M. Guillaumont, L. Sann, M. Leclercq, L. Dostalova, B. Vignal, A. Frederich

Changes in Hepatic Vitamin K1 Levels After Prophylactic Administration to the Newborn

  • Gastroenterology
  • Pediatrics, Perinatology and Child Health

SummaryWe undertook a study of hepatic concentrations of vitamin K (vitamin K1 or phylloquinone, vitamin K1‐epoxide, and menaquinones) in 18 infants, ages 1‐8 days, with or without vitamin K1 supplementation. The infants who had no supplementation had a total hepatic storage ranging between 0.1 and 0.9 μg.

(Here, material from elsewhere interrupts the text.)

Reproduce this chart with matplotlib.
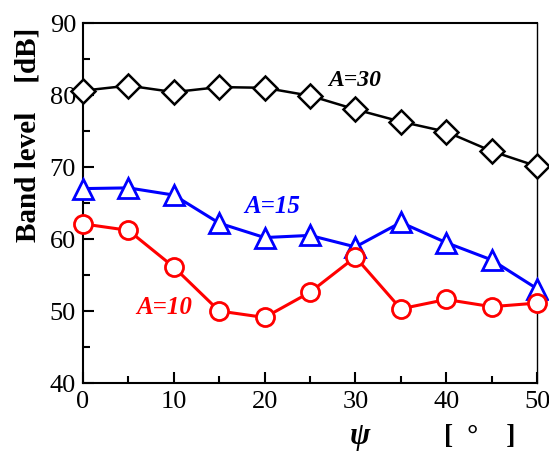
import matplotlib
matplotlib.use("Agg")
import matplotlib.pyplot as plt
from matplotlib.ticker import MultipleLocator

psi = [0, 5, 10, 15, 20, 25, 30, 35, 40, 45, 50]
a30 = [80.6, 81.3, 80.4, 81.1, 81.0, 79.9, 78.0, 76.3, 74.9, 72.2, 70.1]
a15 = [67.0, 67.1, 66.1, 62.2, 60.2, 60.5, 58.9, 62.3, 59.5, 57.1, 53.1]
a10 = [62.1, 61.2, 56.1, 50.0, 49.1, 52.6, 57.5, 50.3, 51.6, 50.6, 51.1]

plt.rcParams['font.family'] = 'serif'
plt.rcParams['font.serif'] = ['Liberation Serif', 'Times New Roman', 'DejaVu Serif']
plt.rcParams['mathtext.fontset'] = 'stix'

fig = plt.figure(figsize=(5.49, 4.52), dpi=100)
ax = fig.add_axes([83/549, 1-384/452, (537-83)/549, (384-24)/452])

ax.plot(psi, a30, color='black', lw=1.8, marker='D', ms=12, mfc='white', mec='black', mew=1.8, zorder=3, clip_on=False)
ax.plot(psi, a15, color='#0000ff', lw=2.2, marker='^', ms=14, mfc='white', mec='#0000ff', mew=2.0, zorder=3, clip_on=False)
ax.plot(psi, a10, color='#ff0000', lw=2.2, marker='o', ms=13, mfc='white', mec='#ff0000', mew=2.0, zorder=3, clip_on=False)

ax.text(29.9, 82.2, 'A=30', color='black', fontsize=17, fontweight='bold', style='italic', ha='center', va='center')
ax.text(20.8, 64.6, 'A=15', color='#0000ff', fontsize=18, fontweight='bold', style='italic', ha='center', va='center')
ax.text(8.9, 50.6, 'A=10', color='#ff0000', fontsize=18, fontweight='bold', style='italic', ha='center', va='center')

ax.set_xlim(0, 50)
ax.set_ylim(40, 90)
ax.xaxis.set_major_locator(MultipleLocator(10))
ax.xaxis.set_minor_locator(MultipleLocator(5))
ax.yaxis.set_major_locator(MultipleLocator(10))
ax.yaxis.set_minor_locator(MultipleLocator(5))
ax.tick_params(which='both', direction='in', top=False, right=False, width=1.5, labelsize=19)
ax.tick_params(which='major', length=8)
ax.tick_params(which='minor', length=5)
ax.tick_params(axis='x', pad=5)
ax.tick_params(axis='y', pad=5)
for s in ax.spines.values():
    s.set_linewidth(1.5)
ax.spines['right'].set_linewidth(1.0)

fig.text(28/549, 1-135/452, 'Band level    [dB]', fontsize=21, fontweight='bold',
         rotation=90, ha='center', va='center')
fig.text(360/549, 1-437/452, 'ψ', fontsize=22, fontweight='bold', style='italic', ha='center', va='center')
fig.text(480/549, 1-437/452, '[  °    ]', fontsize=20, fontweight='bold', ha='center', va='center')

fig.savefig('out.png', dpi=100)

Also, hepatic storage of phylloquinone was poor (< 1 μg) when compared with daily requirements. Moreover, we did not detect any menaquinone in the livers of these infants in our study. The prophylaxis applied to the other infants was very efficient. Hepatic vitamin K1 concentrations, obtained <24 h after administration, were very high (62.8‐93.5 μg/g). Vitamin K1‐epoxide concentrations were high, which proved the efficiency of the vitamin K cycle. In contrast, the decrease in vitamin K1 concentrations was also very rapid, since the median value after 48 h was 8.4 μg/g and only 2.9 μg/g 5 days after administration. However, hepatic total storage after 5 days in one infant with vitamin K1 supplementation was much higher (112 μg) than in infants who had not received supplementation. In conclusion, hepatic phylloquinone storage at birth was poor (<1 μg). The newborn infant might be in a situation of potential deficiency. After prophylactic oral administration of phylloquinone, uptake by the liver was quite satisfactory, but concentrations dropped quickly. However, phylloquinone hepatic storage remained elevated (112 μg) after 5 days.